There's no doubt that the story of Nessie has drawn huge tourist interest to the famed Loch Ness. And while some suggest it's a living plesiosaur, New Scientist points out that such a creature could never lift its head up out of the water like the photos and anecdotes suggest. What's more, the loch is only 10,000 years old and was frozen solid for about 20,000 years before that.

10. The Bermuda Triangle

The Bermuda Triangle is one of the great unexplained phenomena of the 20th century. It is held responsible for the disappearance of countless airplanes and boats in the ocean between Florida, San Juan, and Bermuda. This area is one of the most heavily sailed shipping lanes in the world, with vessels crossing through daily for ports in the Americas, Europe and the Caribbean Islands.
So why do people think there's weird stuff going on in the Bermuda Triangle? Because there are a huge number of disappearances that happened in very mysterious circumstances, falling beyond the possibilities of human error, equipment failure or natural disasters. Many theories attribute a paranormal explanation, like a suspension of the laws of physics.

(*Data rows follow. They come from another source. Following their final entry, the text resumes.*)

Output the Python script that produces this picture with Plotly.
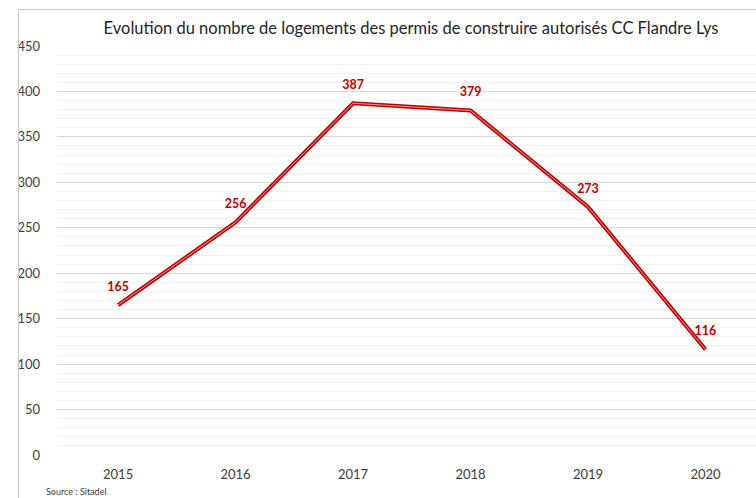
import plotly.graph_objects as go

years = ["2015", "2016", "2017", "2018", "2019", "2020"]
logements = [165, 256, 387, 379, 273, 116]
y_ticks = [0, 50, 100, 150, 200, 250, 300, 350, 400, 450]

title_text = "Evolution du nombre de logements des permis de construire autorisés CC Flandre Lys"
source_text = "Source : Sitadel"

FONT = "Lato, 'Open Sans', sans-serif"
W, H = 756, 498
ml, mr, mt, mb = 57, 0, 46, 43
pw, ph = W - ml - mr, H - mt - mb

def px_to_paper_x(px):
    return (px - ml) / pw

def px_to_paper_y(py):
    return (H - mb - py) / ph

fig = go.Figure()
fig.add_trace(go.Scatter(
    x=years, y=logements, mode="lines",
    line=dict(color="#C00000", width=4),
    hoverinfo="skip", showlegend=False,
))
fig.add_trace(go.Scatter(
    x=years, y=logements, mode="lines+markers+text",
    line=dict(color="rgba(245,170,170,0.9)", width=1),
    marker=dict(size=16, color="rgba(0,0,0,0)"),
    text=[str(v) for v in logements],
    textposition="top center",
    textfont=dict(family=FONT, size=12.5, color="#C00000", weight="bold"),
    showlegend=False,
))

fig.update_layout(
    width=W, height=H,
    margin=dict(l=ml, r=mr, t=mt, b=mb),
    paper_bgcolor="white", plot_bgcolor="white",
    showlegend=False,
    font=dict(family=FONT, size=13, color="#595959"),
    title=dict(text=title_text, x=px_to_paper_x(411), xref="paper", xanchor="center",
               y=1 - 28 / H, yref="container", yanchor="middle",
               font=dict(family=FONT, size=16.5, color="#262626")),
    xaxis=dict(
        type="category", range=[-0.52, 5.43],
        showgrid=False, zeroline=False, showline=False, ticks="",
        tickfont=dict(family=FONT, size=13, color="#404040"),
        ticklabelstandoff=10,
    ),
    yaxis=dict(
        range=[0, 450], tickvals=y_ticks,
        showgrid=True, gridcolor="#D9D9D9", gridwidth=1,
        minor=dict(dtick=10, showgrid=True, gridcolor="#F2F2F2", gridwidth=1),
        zeroline=False, showline=False, ticks="",
        tickfont=dict(family=FONT, size=13, color="#404040"),
        ticklabelstandoff=16,
    ),
    annotations=[dict(
        text=source_text, xref="paper", yref="paper",
        x=px_to_paper_x(44), y=px_to_paper_y(491), xanchor="left", yanchor="middle",
        showarrow=False, font=dict(family=FONT, size=9, color="#404040"),
    )],
    shapes=[
        dict(type="rect", xref="paper", yref="paper", layer="above",
             x0=px_to_paper_x(18.5), x1=px_to_paper_x(780),
             y0=px_to_paper_y(520), y1=px_to_paper_y(9.5),
             fillcolor="rgba(0,0,0,0)",
             line=dict(color="#C8C8C8", width=1)),
    ],
)

fig.write_html("out.html", config={"displayModeBar": False},
               post_script="document.body.style.margin='0';document.body.style.overflow='hidden';")
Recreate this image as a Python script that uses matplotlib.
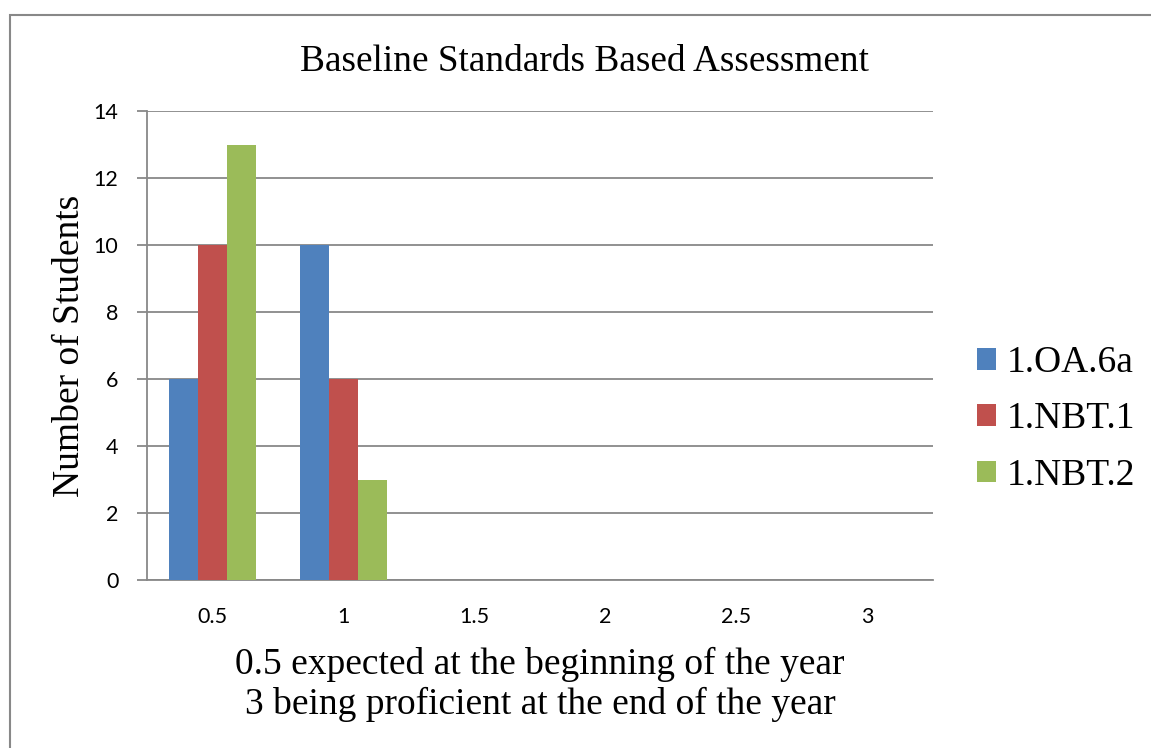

The first unexplained phenomena occurred in the 1950s when the story of Flight 19 came to light, detailing a group of five US Navy bombers on a training mission. The flight leader was reported to have said: "We are entering white water, nothing seems right. We don't know where we are, the water is green, no white." It was also claimed that Navy officials said the planes "flew off to Mars", linking the Devil's Triangle with the supernatural.

Skeptics say that such incidents have been embellished, and the Bermuda Triangle is responsible for no more disappearances than any other area of ocean. However, fans of paranormal phenomena say many incidents remain unexplained to this day, despite considerable investigation.